I attended U.S. Rep. Doug Collins' town hall last Wednesday night and was thankful he answered many questions from a mostly Democratic audience. His answers were the same as they have always been, based on his belief that because we are liberals, we will never agree and he doesn’t plan to compromise.

One of the questions he did not get to was mine on the Republican tax reform plan. Rep. Collins has been posting on his Facebook account about the amazing tax plan that the Republicans are devising. When I called his office to ask what the plan was and where they were getting the information for these Facebook posts, they said I should look at the Ways and Means Committee website.

So I did. Everything Rep. Collins is posting comes directly from this website; the information was developed by the Tax Foundation, a right-leaning think tank that uses some facts and then presents them in such loaded language that everyone will jump on board. There is absolutely NO information on the website about the actual plan, i.e., what will it really do?

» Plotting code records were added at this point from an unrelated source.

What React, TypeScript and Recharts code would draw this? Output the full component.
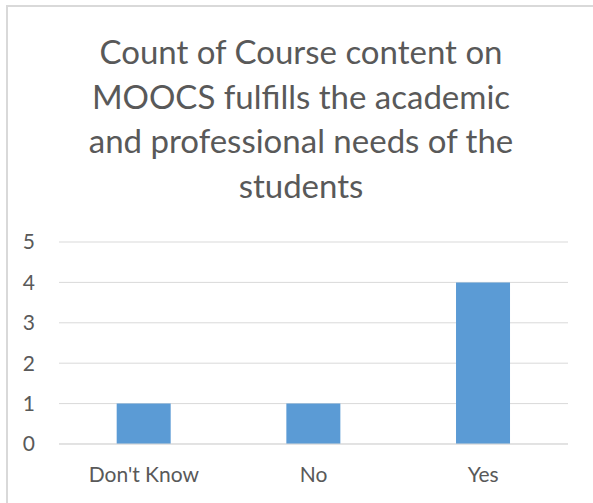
import { Bar, BarChart, CartesianGrid, XAxis, YAxis } from 'recharts';

const answers = ["Don't Know", 'No', 'Yes'];
const counts = [1, 1, 4];
const yTicks = [0, 1, 2, 3, 4, 5];
const titleLines = [
    'Count of Course content on',
    'MOOCS fulfills the academic',
    'and professional needs of the',
    'students',
];

const data = answers.map((answer, i) => ({ answer, count: counts[i] }));

const font = 'Lato, "Open Sans", sans-serif';
const textColor = '#595959';

export default function App() {
    return (
        <div style={{ position: 'fixed', left: 0, top: 0, width: 593, height: 503, background: '#fff', overflow: 'hidden', fontFamily: font }}>
            <div style={{ position: 'absolute', left: 6, top: 5, width: 620, height: 530, border: '2px solid #d9d9d9', boxSizing: 'border-box' }} />
            <div style={{ position: 'absolute', left: 0, top: 29, width: 602, textAlign: 'center', color: textColor, fontSize: 33, lineHeight: '44.7px' }}>
                {titleLines.map((line) => (
                    <div key={line}>{line}</div>
                ))}
            </div>
            <div style={{ position: 'absolute', left: 0, top: 0 }}>
                <BarChart width={593} height={503} data={data} margin={{ top: 242, right: 25, bottom: 29, left: 0 }} barCategoryGap="34%">
                    <CartesianGrid vertical={false} stroke="#d9d9d9" />
                    <XAxis
                        dataKey="answer"
                        axisLine={{ stroke: '#d9d9d9' }}
                        tickLine={false}
                        tickSize={15}
                        tickMargin={8}
                        tick={{ fill: textColor, fontSize: 21, fontFamily: font }}
                    />
                    <YAxis
                        width={59}
                        domain={[0, 5]}
                        ticks={yTicks}
                        axisLine={false}
                        tickLine={false}
                        tickSize={16}
                        tickMargin={8}
                        tick={{ fill: textColor, fontSize: 21, fontFamily: font }}
                    />
                    <Bar dataKey="count" fill="#5b9bd5" isAnimationActive={false} />
                </BarChart>
            </div>
        </div>
    );
}
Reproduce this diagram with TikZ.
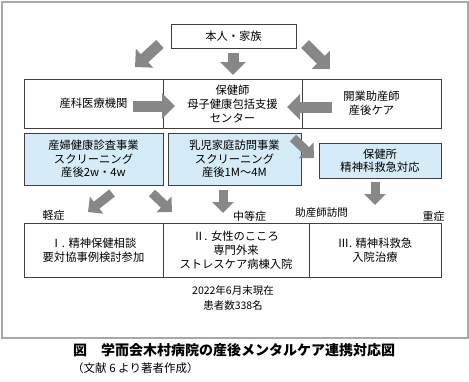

When I called to ask about it, the answer was simply they are still working on it. When I asked if we could ask Rep. Collins for some specifics, the answer was no, those aren’t available yet.

So how can they publish a website based on no facts or knowledge and post the same information on Facebook? Isn’t it obvious? The Republican tax plan is to make false promises and keep us in the dark until it is time to pass it!

Another think tank, Brookings Tax Policy Center, which is wholly nonpartisan, has some other information we can use. If the Republicans go along with the basic one-page tax plan put forth by Trump, this is what you can expect:

The plan will be a boon to the rich; it will repeal the estate tax and investment tax for health care and lower the effective individual and corporate tax rate. The plan would mean that 51 percent of the benefits from this tax plan would go to the wealthiest 1 percent of taxpayers.

The plan could damage our economy, as tax rates are already at historical lows.

If this plan is implemented, there will have to be drastic cuts in domestic programs (Medicaid, Medicare, Social Security, public education, etc.). So for the average person, especially seniors and students, this plan would give you a nickel and take away a dollar someplace else.

So when you read the Facebook post on Rep. Collins Facebook page which says taxpayers will see a $5,000 average tax relief, that’s because the billionaires will save hundreds of thousands and the regular people making $40,000 or $50,000 a year will see around $250.

The deceit is unbelievable — morally and ethically beyond anyone’s imagination!